There’s a laundry list of reasons, given that they basically did nothing well with the man advantage, but in the big picture, they struggled to get set up, they were frenzied when they did (oh, were they frenzied), and they couldn’t get the puck to the net.
The reality is that they just didn’t have the horses, and Ted Nolan did them no favors.
The only thing that saved the Buffalo Sabres from having the worst powerplay in the NHL was the Florida Panthers trotting out the most useless powerplay the NHL has seen since 2000-01. The Sabres converted on 14.1 percent of their opportunities, which saw roughly zero players hit 20 powerplay points on the year. (If a Sabre had a scoring chance, there was little incentive to not just hook him around the neck.)
They were remarkably feeble when up two men. They scored zero goals at 5-on-3 on the year (10 tries), chalking up a shots-for-per-60 mins in that situation of 32. As in, if they played an hour of 5-on-3 hockey, they were on pace to get a shot every two minutes. For context, the then-Phoenix Coyotes - the league’s best 5-on-3 team by shot rate - were on pace for about 150.
The plan behind the futility
The Sabres generally rolled out some combination of Cody Hodgson, Tyler Ennis, Drew Stafford, Steve Ott, Christian Erhoff and Tyler Myers. (When they no longer had Matt Moulson or Thomas Vanek, things got really bleak.) So for starters, you’re not working with the Flyers personnel; as a result, they had some struggles.

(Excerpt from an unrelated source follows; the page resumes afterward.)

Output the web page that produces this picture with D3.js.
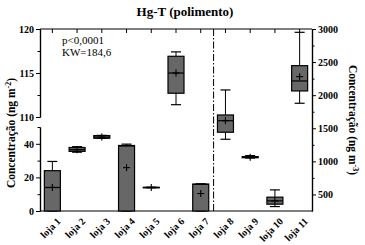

When I mentioned that Ted Nolan isn’t helping them, it’s because he took middling NHL talent, and stuck them around the perimeter of the zone in the world’s most generic set-up: the overload.
In the basic overload, the guy on the half-wall and the low forward are interchangeable. They do a lot of pass and rolls - as in, move the puck from the wall to the goal line, switch spots, and … hope for something to open up?
The idea is that the guy in front is an option for a pass from the half-wall, and he’s a one-timer option from the low spot. If the puck goes high, he can screen and tip (in which case the low forward would go rebound hunting). He’s integral to the whole thing. Also, teams know he’s integral to the whole thing, so they take him away - there’s really no other danger to cover - so your PP is immediately stagnant.
The low forward has the option to take the puck to the net, but he’s usually strung so far out wide that’s it’s not really a reasonable option. The guy on the half-wall can shoot, but you’ll give up that harmless shot up all day. The D-man is on the boards is providing the half-wall QB an option, so he’s in the least dangerous shooting position on the ice. And the other D-man can either take a one-timer, or give the puck back because he has no option on his left side.
If you can’t tell, I do not care for the basic overload. You just end up over-passing the puck around the perimeter until two minutes is up.
Here’s Steve Ott on the half-wall - he’s interchangeable with Cody Hodgson who’s low. (Hodgson generally starts on the boards.)
So Ott’s got two options, realistically. He rolls it low.
He goes to take Hodgson’s spot, who now has the puck. The man in the high slot is covered by pretty much everyone. The penalty killers are happy to have them play around out there.
Hodgson does a really, really good job passing the puck as soon as he gets it, and not skating up then passing. Let the puck do the work. There’s no need to skate to the guy you’re giving it to.
Mark Pysyk (I know, I know, let’s just move on) moves the puck across to his partner, who uses one of his two options, and shoots. (An unscreened shot he pulls wide.)
And now you’re puck hunting again.
The overload is entirely ineffective unless the wall and low forwards threaten the box, which the Sabres rarely did. There has to be some attempts to attack, otherwise nobody ever gets pulled out of position, and nobody’s open.